• [What you should do]: Identify the lines that contain the string "matplotlib" and copy all of them.

[BEGIN Given information]

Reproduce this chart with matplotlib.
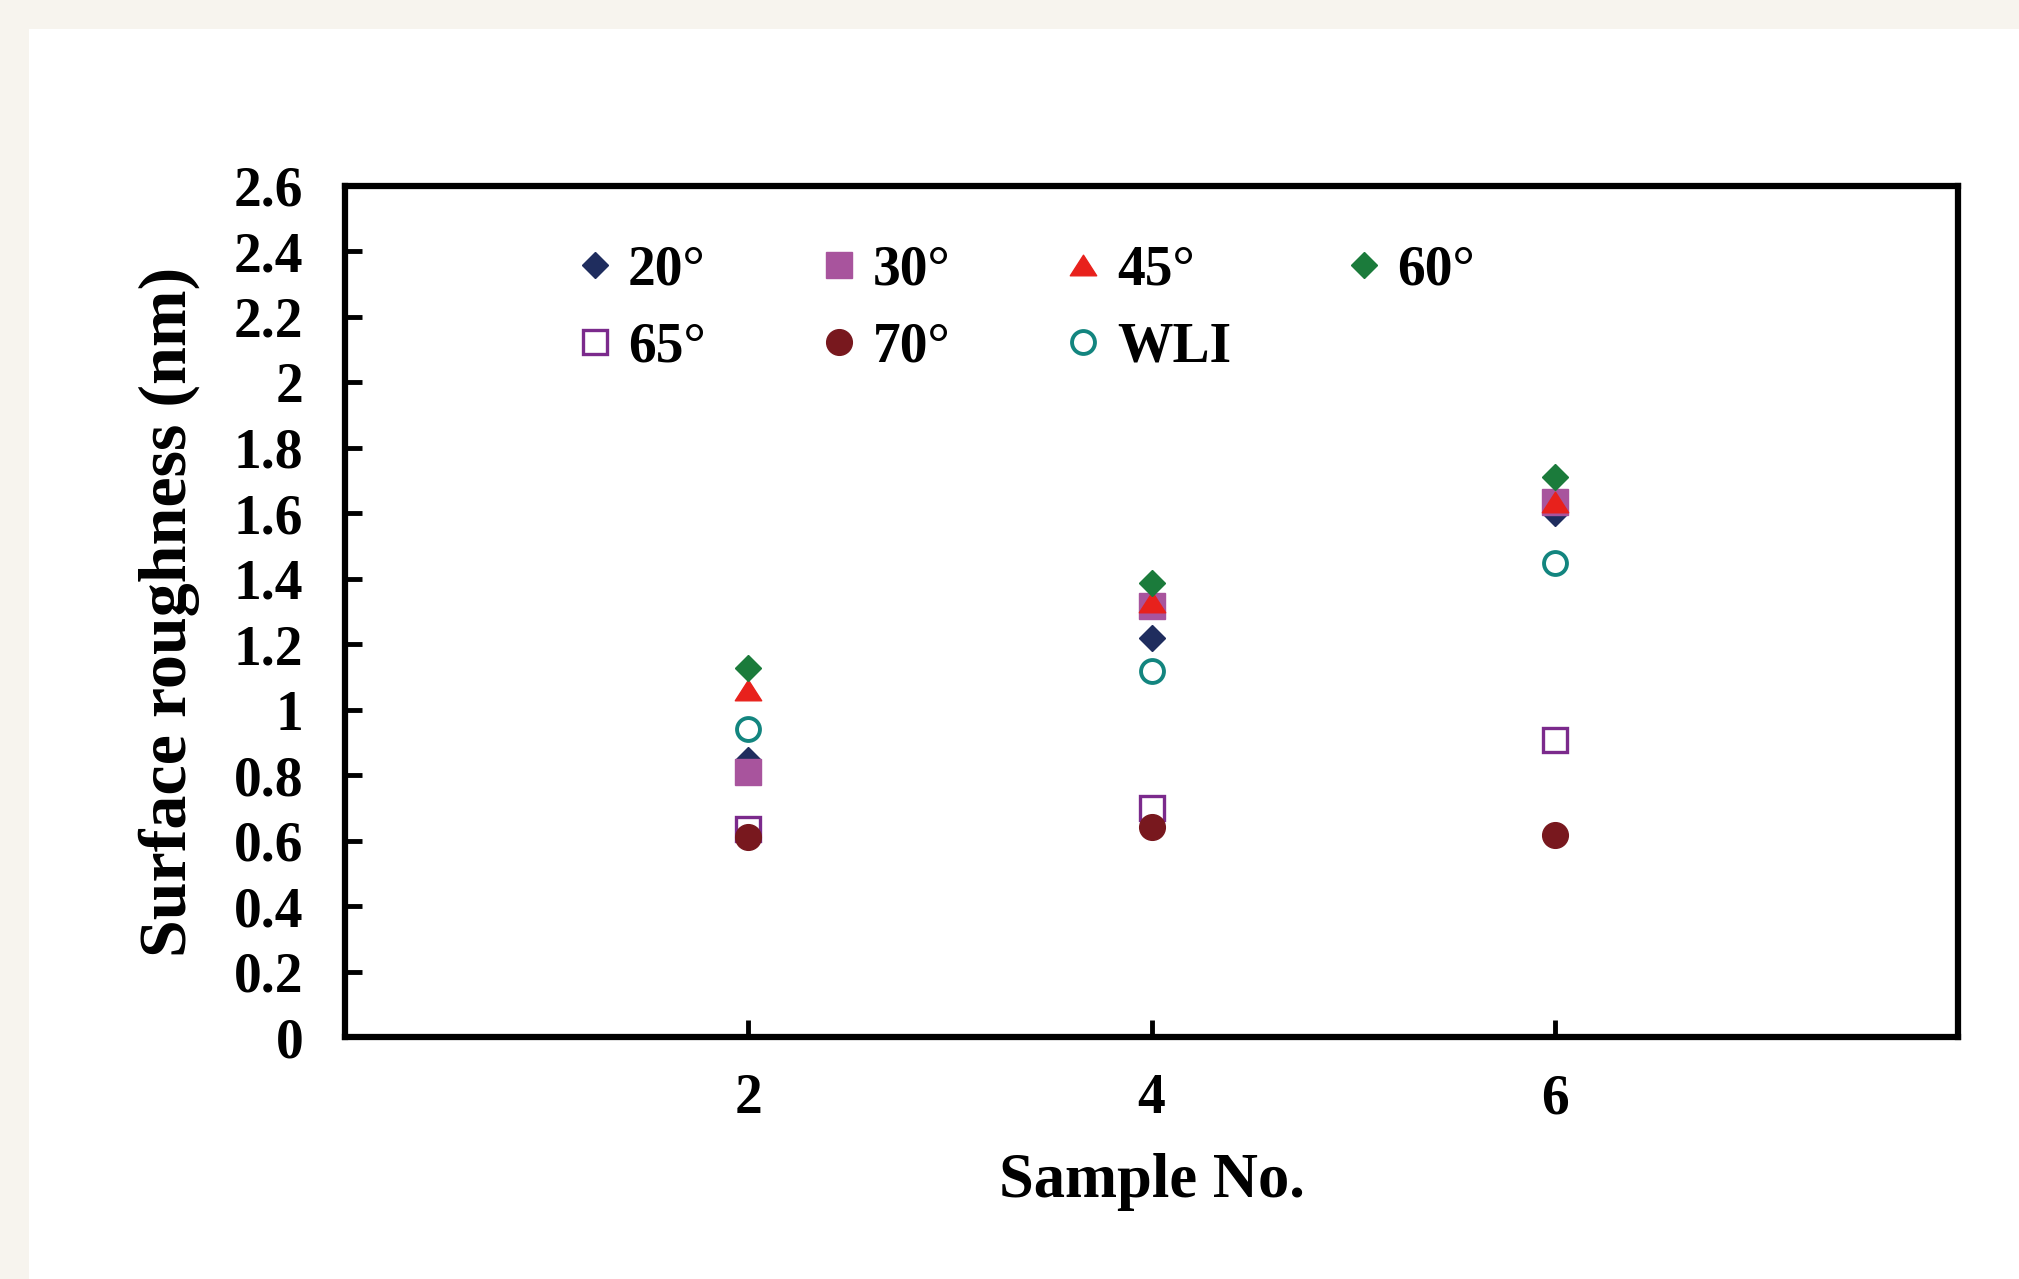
import matplotlib
matplotlib.use('Agg')
import matplotlib.pyplot as plt
from matplotlib.patches import Rectangle
from matplotlib.path import Path

# sample numbers and roughness values (nm) per incidence angle
samples = [2, 4, 6]
r20 = [0.845, 1.22, 1.60]
r30 = [0.81, 1.318, 1.635]
r45 = [1.06, 1.33, 1.635]
r60 = [1.127, 1.387, 1.711]
r65 = [0.636, 0.70, 0.907]
r70 = [0.611, 0.642, 0.617]
wli = [0.94, 1.118, 1.448]

x_ticks = [2, 4, 6]
y_ticks = [0, 0.2, 0.4, 0.6, 0.8, 1, 1.2, 1.4, 1.6, 1.8, 2, 2.2, 2.4, 2.6]

plt.rcParams['font.family'] = 'Liberation Serif'
plt.rcParams['font.weight'] = 'bold'
plt.rcParams['axes.labelweight'] = 'bold'

# flat excel-like triangle
tri = Path([(-1, -0.78), (1, -0.78), (0, 0.78), (-1, -0.78)],
           [Path.MOVETO, Path.LINETO, Path.LINETO, Path.CLOSEPOLY])

fig = plt.figure(figsize=(20.19, 12.79), dpi=100)
fig.patch.set_facecolor('#f7f4ee')
fig.add_artist(Rectangle((29/2019, 0), 1, 1 - 29/1279, transform=fig.transFigure,
                         facecolor='white', edgecolor='none', zorder=-10))
ax = fig.add_axes([345/2019, 1 - 1037/1279, 1613/2019, 851/1279])

h20, = ax.plot(samples, r20, ls='none', marker='D', ms=13, color='#1f2d5e', mec='#1f2d5e', label='20°')
h30, = ax.plot(samples, r30, ls='none', marker='s', ms=18.5, color='#a8549d', mec='#a8549d', label='30°')
h45, = ax.plot(samples, r45, ls='none', marker=tri, ms=19, color='#e8211c', mec='#e8211c', label='45°')
h60, = ax.plot(samples, r60, ls='none', marker='D', ms=13, color='#1b7b3b', mec='#1b7b3b', label='60°')
h65, = ax.plot(samples, r65, ls='none', marker='s', ms=17, mfc='white', mec='#7b2a8c', mew=2.4, label='65°')
h70, = ax.plot(samples, r70, ls='none', marker='o', ms=18.5, color='#78181e', mec='#78181e', label='70°')
hwl, = ax.plot(samples, wli, ls='none', marker='o', ms=16.5, mfc='white', mec='#13857f', mew=2.8, label='WLI')

ax.set_xlim(0, 8)
ax.set_ylim(0, 2.6)
ax.set_xticks(x_ticks)
ax.set_xticklabels([str(v) for v in x_ticks])
ax.set_yticks(y_ticks)
ax.set_yticklabels(['%g' % v for v in y_ticks])

for s in ax.spines.values():
    s.set_linewidth(4.5)
ax.tick_params(axis='both', direction='in', length=12, width=3.5, labelsize=40)
ax.tick_params(axis='y', pad=30)
ax.tick_params(axis='x', pad=26)

ax.set_xlabel('Sample No.', fontsize=45, fontweight='bold', labelpad=20)
ax.set_ylabel('Surface roughness (nm)', fontsize=49, fontweight='bold', labelpad=24)

# column-major order so rows read 20,30,45,60 / 65,70,WLI
handles = [h20, h65, h30, h70, h45, hwl, h60]
ax.legend(handles=handles, ncol=4, loc='center left', bbox_to_anchor=(0.141, 0.856),
          frameon=False, fontsize=40, handlelength=0.8, handletextpad=0.2,
          columnspacing=2.0, labelspacing=0.45, borderpad=0, borderaxespad=0)

fig.savefig('out.png', dpi=100, facecolor=fig.get_facecolor())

[END Given information]

• [The response]:
Reproduce this chart with matplotlib.
import matplotlib
matplotlib.use('Agg')
import matplotlib.pyplot as plt
from matplotlib.patches import Rectangle
from matplotlib.path import Path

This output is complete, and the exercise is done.